> _What is being asked_
Using the listing below, please print exactly the lines from the one with "Write the Altair code for this chart." through the one with "import pandas as pd". Leave out every picture.

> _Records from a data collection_
* * *

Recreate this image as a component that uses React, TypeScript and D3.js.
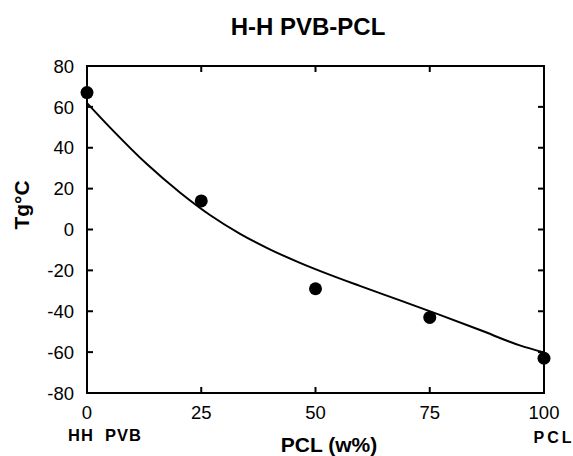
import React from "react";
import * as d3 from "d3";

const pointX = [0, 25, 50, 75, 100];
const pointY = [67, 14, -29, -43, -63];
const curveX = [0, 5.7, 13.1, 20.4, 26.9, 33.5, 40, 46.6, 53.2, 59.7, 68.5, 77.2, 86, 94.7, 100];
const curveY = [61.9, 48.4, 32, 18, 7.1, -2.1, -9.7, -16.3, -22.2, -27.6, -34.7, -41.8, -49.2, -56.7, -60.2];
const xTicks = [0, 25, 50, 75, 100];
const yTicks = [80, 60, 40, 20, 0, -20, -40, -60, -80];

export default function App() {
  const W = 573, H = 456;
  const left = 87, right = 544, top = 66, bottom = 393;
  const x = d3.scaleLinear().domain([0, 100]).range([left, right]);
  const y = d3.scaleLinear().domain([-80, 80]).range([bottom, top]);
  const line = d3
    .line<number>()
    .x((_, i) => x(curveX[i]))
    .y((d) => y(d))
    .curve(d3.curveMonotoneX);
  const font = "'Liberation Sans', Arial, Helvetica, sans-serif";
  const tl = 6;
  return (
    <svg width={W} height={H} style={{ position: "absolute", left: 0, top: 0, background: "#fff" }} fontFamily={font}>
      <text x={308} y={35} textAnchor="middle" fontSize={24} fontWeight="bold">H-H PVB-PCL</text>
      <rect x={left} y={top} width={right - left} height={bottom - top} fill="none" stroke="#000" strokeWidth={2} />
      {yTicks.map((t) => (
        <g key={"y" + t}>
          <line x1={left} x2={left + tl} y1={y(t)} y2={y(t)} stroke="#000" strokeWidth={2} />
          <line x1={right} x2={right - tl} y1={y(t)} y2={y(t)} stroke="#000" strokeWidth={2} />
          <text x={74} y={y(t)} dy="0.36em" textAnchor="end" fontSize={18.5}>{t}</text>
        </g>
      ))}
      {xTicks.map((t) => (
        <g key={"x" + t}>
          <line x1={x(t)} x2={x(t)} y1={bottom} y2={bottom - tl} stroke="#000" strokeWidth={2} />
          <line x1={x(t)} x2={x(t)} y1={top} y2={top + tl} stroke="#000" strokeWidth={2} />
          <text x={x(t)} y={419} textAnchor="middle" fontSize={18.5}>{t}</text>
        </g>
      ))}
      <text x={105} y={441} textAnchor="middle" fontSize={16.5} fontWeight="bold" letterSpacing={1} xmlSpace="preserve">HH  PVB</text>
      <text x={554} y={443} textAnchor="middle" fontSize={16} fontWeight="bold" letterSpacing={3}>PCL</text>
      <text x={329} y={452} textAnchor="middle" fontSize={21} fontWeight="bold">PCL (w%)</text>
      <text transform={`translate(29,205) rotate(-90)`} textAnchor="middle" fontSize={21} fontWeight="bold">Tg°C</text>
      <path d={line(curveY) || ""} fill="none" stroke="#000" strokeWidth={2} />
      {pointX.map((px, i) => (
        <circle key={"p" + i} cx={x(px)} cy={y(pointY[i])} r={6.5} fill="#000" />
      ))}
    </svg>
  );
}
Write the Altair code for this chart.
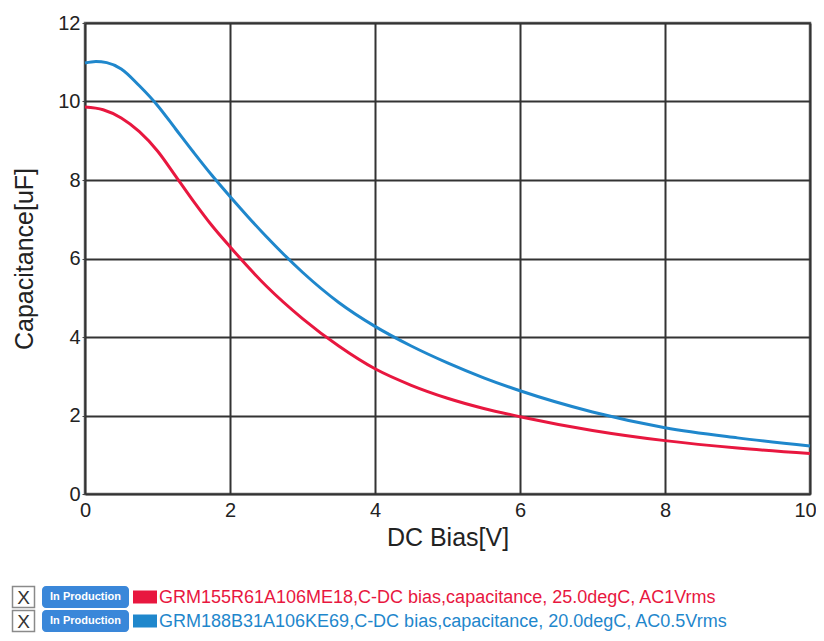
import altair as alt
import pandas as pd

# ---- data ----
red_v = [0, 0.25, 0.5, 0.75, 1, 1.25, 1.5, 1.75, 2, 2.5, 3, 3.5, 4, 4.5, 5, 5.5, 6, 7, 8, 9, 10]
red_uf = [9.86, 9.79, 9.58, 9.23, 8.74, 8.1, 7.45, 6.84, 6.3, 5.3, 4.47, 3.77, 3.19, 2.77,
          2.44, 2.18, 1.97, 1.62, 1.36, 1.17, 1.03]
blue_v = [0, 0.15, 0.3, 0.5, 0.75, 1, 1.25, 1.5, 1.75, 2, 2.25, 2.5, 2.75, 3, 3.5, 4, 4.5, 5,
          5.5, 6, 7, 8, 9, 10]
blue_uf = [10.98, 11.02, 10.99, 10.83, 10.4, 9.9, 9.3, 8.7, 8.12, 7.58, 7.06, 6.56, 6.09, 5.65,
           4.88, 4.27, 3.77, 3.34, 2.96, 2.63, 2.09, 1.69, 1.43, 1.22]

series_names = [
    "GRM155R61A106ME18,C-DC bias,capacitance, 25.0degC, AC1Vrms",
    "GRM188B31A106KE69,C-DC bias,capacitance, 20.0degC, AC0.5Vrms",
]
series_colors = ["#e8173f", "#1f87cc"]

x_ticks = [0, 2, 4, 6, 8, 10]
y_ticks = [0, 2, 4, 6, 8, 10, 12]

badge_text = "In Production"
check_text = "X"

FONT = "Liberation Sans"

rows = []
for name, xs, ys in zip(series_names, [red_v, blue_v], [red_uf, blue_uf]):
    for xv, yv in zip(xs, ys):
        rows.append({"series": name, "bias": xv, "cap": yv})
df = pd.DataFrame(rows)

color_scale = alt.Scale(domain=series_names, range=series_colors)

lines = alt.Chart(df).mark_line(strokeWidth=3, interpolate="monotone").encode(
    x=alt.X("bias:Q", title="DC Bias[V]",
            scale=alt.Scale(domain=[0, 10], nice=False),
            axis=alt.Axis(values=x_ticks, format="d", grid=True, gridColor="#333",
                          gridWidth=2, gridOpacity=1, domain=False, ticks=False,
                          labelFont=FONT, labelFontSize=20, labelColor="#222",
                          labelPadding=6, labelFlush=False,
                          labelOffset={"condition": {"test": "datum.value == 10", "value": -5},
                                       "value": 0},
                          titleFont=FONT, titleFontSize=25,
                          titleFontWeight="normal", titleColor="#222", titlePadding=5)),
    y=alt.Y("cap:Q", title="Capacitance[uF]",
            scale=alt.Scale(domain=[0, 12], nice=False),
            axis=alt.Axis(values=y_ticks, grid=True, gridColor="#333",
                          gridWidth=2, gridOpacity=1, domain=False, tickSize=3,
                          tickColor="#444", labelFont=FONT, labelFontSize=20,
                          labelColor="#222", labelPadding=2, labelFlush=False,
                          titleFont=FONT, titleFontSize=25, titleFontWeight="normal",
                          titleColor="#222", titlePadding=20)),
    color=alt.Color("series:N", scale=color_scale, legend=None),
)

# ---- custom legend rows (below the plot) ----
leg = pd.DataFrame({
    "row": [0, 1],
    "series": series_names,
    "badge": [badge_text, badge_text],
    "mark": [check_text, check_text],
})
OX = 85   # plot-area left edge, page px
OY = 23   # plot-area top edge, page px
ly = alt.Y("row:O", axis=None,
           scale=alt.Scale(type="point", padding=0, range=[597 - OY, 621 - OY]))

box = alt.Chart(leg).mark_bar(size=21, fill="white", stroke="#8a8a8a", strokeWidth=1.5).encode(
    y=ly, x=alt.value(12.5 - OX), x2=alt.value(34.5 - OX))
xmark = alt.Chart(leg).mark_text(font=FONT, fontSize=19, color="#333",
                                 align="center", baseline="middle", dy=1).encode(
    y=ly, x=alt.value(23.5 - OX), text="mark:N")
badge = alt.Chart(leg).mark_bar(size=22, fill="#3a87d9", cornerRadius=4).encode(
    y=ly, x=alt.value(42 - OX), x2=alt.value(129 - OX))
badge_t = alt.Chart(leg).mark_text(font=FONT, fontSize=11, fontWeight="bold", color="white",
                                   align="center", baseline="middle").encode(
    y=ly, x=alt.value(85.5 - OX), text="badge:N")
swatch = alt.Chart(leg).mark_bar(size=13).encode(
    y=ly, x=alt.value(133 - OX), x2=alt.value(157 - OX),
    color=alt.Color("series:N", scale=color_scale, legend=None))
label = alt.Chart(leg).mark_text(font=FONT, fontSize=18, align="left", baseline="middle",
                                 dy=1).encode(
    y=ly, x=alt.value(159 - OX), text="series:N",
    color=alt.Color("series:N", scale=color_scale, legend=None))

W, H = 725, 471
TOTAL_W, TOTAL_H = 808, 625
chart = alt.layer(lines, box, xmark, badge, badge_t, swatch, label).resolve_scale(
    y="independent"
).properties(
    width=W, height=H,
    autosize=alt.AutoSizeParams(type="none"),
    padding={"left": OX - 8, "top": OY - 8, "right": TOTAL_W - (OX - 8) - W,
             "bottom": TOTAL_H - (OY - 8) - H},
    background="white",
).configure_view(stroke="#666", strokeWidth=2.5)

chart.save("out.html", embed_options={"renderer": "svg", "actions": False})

* * *

> _Worked solution_
Write the Altair code for this chart.
import altair as alt
import pandas as pd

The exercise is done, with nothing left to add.